In the post on Glitch announcing the closure of the game was this passage;
Why don’t you give the game away or make it open source or let player volunteers run it?
Glitch looks simple, but it is not. Any massively multiplayer game is several orders of magnitude more complex than a multiplayer game (and those are usually an order of magnitude more complex than a single player game). The state of the world changes hundreds of thousands of times a second, and each of those changes has to be immediately saved in a way that is safe and redundant. Most of those changes — decrease in a chicken’s lifespan, the regeneration of a rock, the health of a tree, the movement of every player — have to be sent from server to server and from server to player’s local computers.
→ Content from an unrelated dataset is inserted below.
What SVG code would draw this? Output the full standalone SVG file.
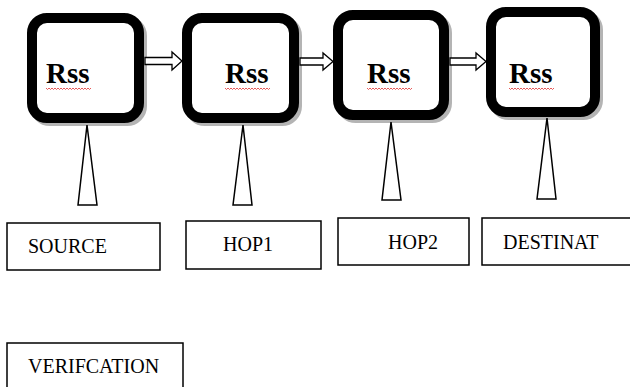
<svg xmlns="http://www.w3.org/2000/svg" width="630" height="387" viewBox="0 0 630 387">
<defs>
<style>
.node{fill:#fff;stroke:#000;stroke-width:10}
.shadow{fill:none;stroke:#b4b4b4;stroke-width:10}
.rss{font-family:'Liberation Serif','Times New Roman','DejaVu Serif',serif;font-weight:bold;font-size:29px;fill:#000}
.squig{fill:none;stroke:#e03030;stroke-width:0.8}
.tri{fill:#fff;stroke:#000;stroke-width:1.5}
.lbox{fill:#fff;stroke:#000;stroke-width:1.5}
.lbl{font-family:'Liberation Serif','Times New Roman','DejaVu Serif',serif;font-size:20px;fill:#000}
.arr{fill:#fff;stroke:#000;stroke-width:1.3}
</style>
</defs>
<rect width="630" height="387" fill="#fff"/>
<g id="rss1">
<rect class="shadow" x="35" y="21" width="107" height="100" rx="15"/>
<rect class="node" x="32" y="18" width="107" height="100" rx="15"/>
<text class="rss" x="46" y="83" font-family="Liberation Serif, serif">Rss</text>
<path class="squig" d="M46 88 l1.5 1.5 l1.5 -1.5 l1.5 1.5 l1.5 -1.5 l1.5 1.5 l1.5 -1.5 l1.5 1.5 l1.5 -1.5 l1.5 1.5 l1.5 -1.5 l1.5 1.5 l1.5 -1.5 l1.5 1.5 l1.5 -1.5 l1.5 1.5 l1.5 -1.5 l1.5 1.5 l1.5 -1.5 l1.5 1.5 l1.5 -1.5 l1.5 1.5 l1.5 -1.5 l1.5 1.5 l1.5 -1.5 l1.5 1.5 l1.5 -1.5 l1.5 1.5 l1.5 -1.5 l1.5 1.5 l1.5 -1.5"/>
</g>
<g id="rss2">
<rect class="shadow" x="190" y="21" width="107" height="100" rx="15"/>
<rect class="node" x="187" y="18" width="107" height="100" rx="15"/>
<text class="rss" x="225" y="83">Rss</text>
<path class="squig" d="M225 88 l1.5 1.5 l1.5 -1.5 l1.5 1.5 l1.5 -1.5 l1.5 1.5 l1.5 -1.5 l1.5 1.5 l1.5 -1.5 l1.5 1.5 l1.5 -1.5 l1.5 1.5 l1.5 -1.5 l1.5 1.5 l1.5 -1.5 l1.5 1.5 l1.5 -1.5 l1.5 1.5 l1.5 -1.5 l1.5 1.5 l1.5 -1.5 l1.5 1.5 l1.5 -1.5 l1.5 1.5 l1.5 -1.5 l1.5 1.5 l1.5 -1.5 l1.5 1.5 l1.5 -1.5 l1.5 1.5 l1.5 -1.5"/>
</g>
<g id="rss3">
<rect class="shadow" x="341" y="18" width="106" height="100" rx="15"/>
<rect class="node" x="338" y="15" width="106" height="100" rx="15"/>
<text class="rss" x="367" y="83">Rss</text>
<path class="squig" d="M367 88 l1.5 1.5 l1.5 -1.5 l1.5 1.5 l1.5 -1.5 l1.5 1.5 l1.5 -1.5 l1.5 1.5 l1.5 -1.5 l1.5 1.5 l1.5 -1.5 l1.5 1.5 l1.5 -1.5 l1.5 1.5 l1.5 -1.5 l1.5 1.5 l1.5 -1.5 l1.5 1.5 l1.5 -1.5 l1.5 1.5 l1.5 -1.5 l1.5 1.5 l1.5 -1.5 l1.5 1.5 l1.5 -1.5 l1.5 1.5 l1.5 -1.5 l1.5 1.5 l1.5 -1.5 l1.5 1.5 l1.5 -1.5"/>
</g>
<g id="rss4">
<rect class="shadow" x="494" y="15" width="104" height="100" rx="15"/>
<rect class="node" x="491" y="12" width="104" height="100" rx="15"/>
<text class="rss" x="509" y="83">Rss</text>
<path class="squig" d="M509 88 l1.5 1.5 l1.5 -1.5 l1.5 1.5 l1.5 -1.5 l1.5 1.5 l1.5 -1.5 l1.5 1.5 l1.5 -1.5 l1.5 1.5 l1.5 -1.5 l1.5 1.5 l1.5 -1.5 l1.5 1.5 l1.5 -1.5 l1.5 1.5 l1.5 -1.5 l1.5 1.5 l1.5 -1.5 l1.5 1.5 l1.5 -1.5 l1.5 1.5 l1.5 -1.5 l1.5 1.5 l1.5 -1.5 l1.5 1.5 l1.5 -1.5 l1.5 1.5 l1.5 -1.5 l1.5 1.5 l1.5 -1.5"/>
</g>
<g id="connectors">
<path class="arr" d="M145 57.5 H172 V52 L182 61 L172 70 V64.5 H145 Z"/>
<path class="arr" d="M300 58 H323 V53 L333 61.5 L323 70 V65 H300 Z"/>
<path class="arr" d="M450 58 H476 V53 L486 61.5 L476 70 V65 H450 Z"/>
<path class="tri" d="M87 125 L97 205 H78 Z"/>
<path class="tri" d="M243 125 L252 205 H233 Z"/>
<path class="tri" d="M391 122 L401 200 H382 Z"/>
<path class="tri" d="M547 118 L556 199 H537 Z"/>
</g>
<g id="source">
<rect class="lbox" x="7" y="223" width="153" height="47"/>
<text class="lbl" x="28" y="253">SOURCE</text>
</g>
<g id="hop1">
<rect class="lbox" x="186" y="221" width="135" height="48"/>
<text class="lbl" x="223" y="251">HOP1</text>
</g>
<g id="hop2">
<rect class="lbox" x="338" y="218" width="131" height="47"/>
<text class="lbl" x="388" y="249">HOP2</text>
</g>
<g id="destinat">
<rect class="lbox" x="482" y="218" width="160" height="47"/>
<text class="lbl" x="503" y="249">DESTINAT</text>
</g>
<g id="verification">
<rect class="lbox" x="7" y="343" width="176" height="60"/>
<text class="lbl" x="28" y="373">VERIFCATION</text>
</g>
</svg>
If you’re in a busy place in Glitch, your computer might be receiving hundreds or even thousands of messages about stuff that’s happening around you every second.
It takes a full-time team of competent engineers & technical operations personnel just to keep the game open. Even if there was a competent team that was willing to work on it full time for free, it would take months to train them. Even then, the cost of hosting the servers would be prohibitively expensive.
This is Glitch.
There’s the game interface on the left, with a chat window on the right, some icons on the bottom, a few players in the game. There’s lots on the screen, sure. But, gosh, this is just the start.
It isn’t unreasonable to intuit that Glitch has tens of thousands of lines of code, ran on multiple servers located across distant geographies, and required hundreds of hours of input from designers, artists, engineers, support providers, and management. And it’s just a game, right? A nice looking game that happens to be so complex that it resembles the activity of a miniature universe.
It’s a little bit frightening, I find, to think about the complexity behind the systems and tools we use everyday and take for granted. This game, your banking website, the phone in your hand. It’s all built on the shoulders of giants but have so many giants (and lesser mortals too) ever before been so involved in such an intricate, inextricably tied web?
Looking at this as a veneer, a mere portal into the workings of the systems and infrastructure that give it life, is a little like looking into the abyss. Where does it end? In the mind of the designer who created the icons, or the developer who implemented them, or the person who tested, or the server admin who deployed the code, or the data centre guy who performed some routine tests on the Linux server, or the thousands of people who’ve contributed to Linux, or the people who built the Enigma machine, or developed electricity, or first created fire…
When someone asks me ‘how long will this take to implement’ I just have to give them a wry smile. Because the answer is about 13.75 billion years or so.